Is there a correlation between the Search Vol for the Keywords assigned to the category and the number of templates that Canva is offering? Is it statistically significant?

In [None]:
corr = pd.DataFrame(columns=['Sub-Category', 'Search Vol (avge)', 'Number of templates'])
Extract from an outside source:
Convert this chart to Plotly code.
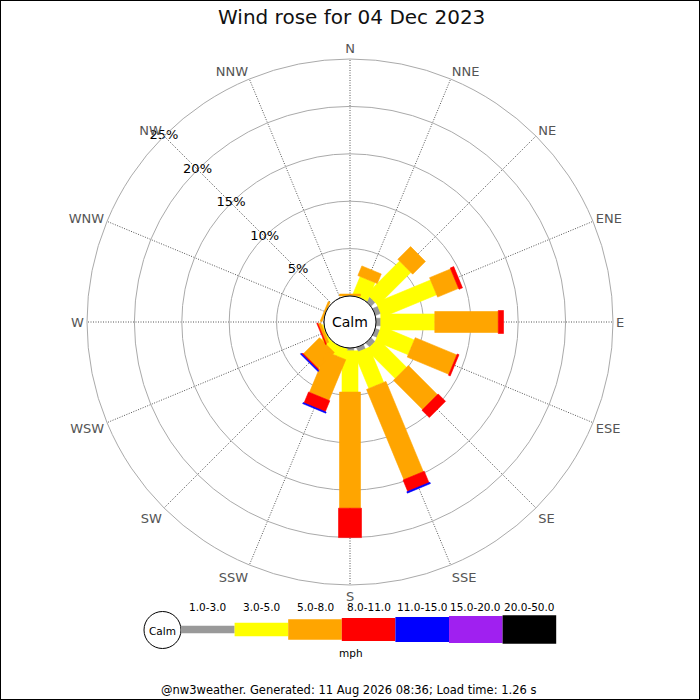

corr['Sub-Category'] = sub_dic.keys()
corr['Search Vol (avge)'] = [int(sub_dic[sub]['Search Vol'].mean()) for sub in sub_dic]
corr['Number of templates'] = [int(sub_dic[sub]['Number of templates'].mean()) for sub in sub_dic]

corr

In [None]:
# Scatter plot to infere if it makes sense to calculate the fitted line
plt.figure(figsize=(15,5))
    
sns.scatterplot(data=corr, 
                x='Number of templates', 
                y='Search Vol (avge)',
                hue='Sub-Category');

In [None]:
# See if there is a correlation between the two variables
corr = sm.add_constant(corr)
corr.head()

# Run OLS
lin_reg = sm.OLS(corr["Search Vol (avge)"],
                 corr[["const", "Number of templates"]])

result = lin_reg.fit()

result.summary()

In [None]:
corr = corr.assign(y_hat=result.predict(corr[["const", "Number of templates"]]))

In [None]:
plt.figure(figsize=(15,5))
    
sns.scatterplot(data=corr, 
                x='Number of templates', 
                y='Search Vol (avge)',
                hue='Sub-Category');

sns.lineplot(data=corr,
             x='Number of templates',
             y="y_hat",
             color="g");

## Calculate min, avg etx

In [None]:
# Populate the DataFrames with seach volumes
for sub in sub_dic:
    
    # Create new columns
    sub_dic[sub] = (sub_dic[sub]
           .assign(Min=round((search_vol[sub]['min']*12) / 52))
           .assign(Max=round((search_vol[sub]['max']*12) / 52))
           .assign(Average=round((((search_vol[sub]['min'] * 12) / 52) + ((search_vol[sub]['max']*12)/52)) / 2))
               )
    
    # Generate new column with random per week
    sub_dic[sub]['Random'] = [np.random.randint(sub_dic[sub]['Min'].min(), sub_dic[sub]['Max'].max()) for row in range(len(sub_dic[sub]))]
    
    # Create a colum trend * mean
    sub_dic[sub]['Search Vol'] = round((sub_dic[sub]['Trend'] / 100) * sub_dic[sub]['Average'], 0)
    
# Check the output
sub_dic['a_4'].head()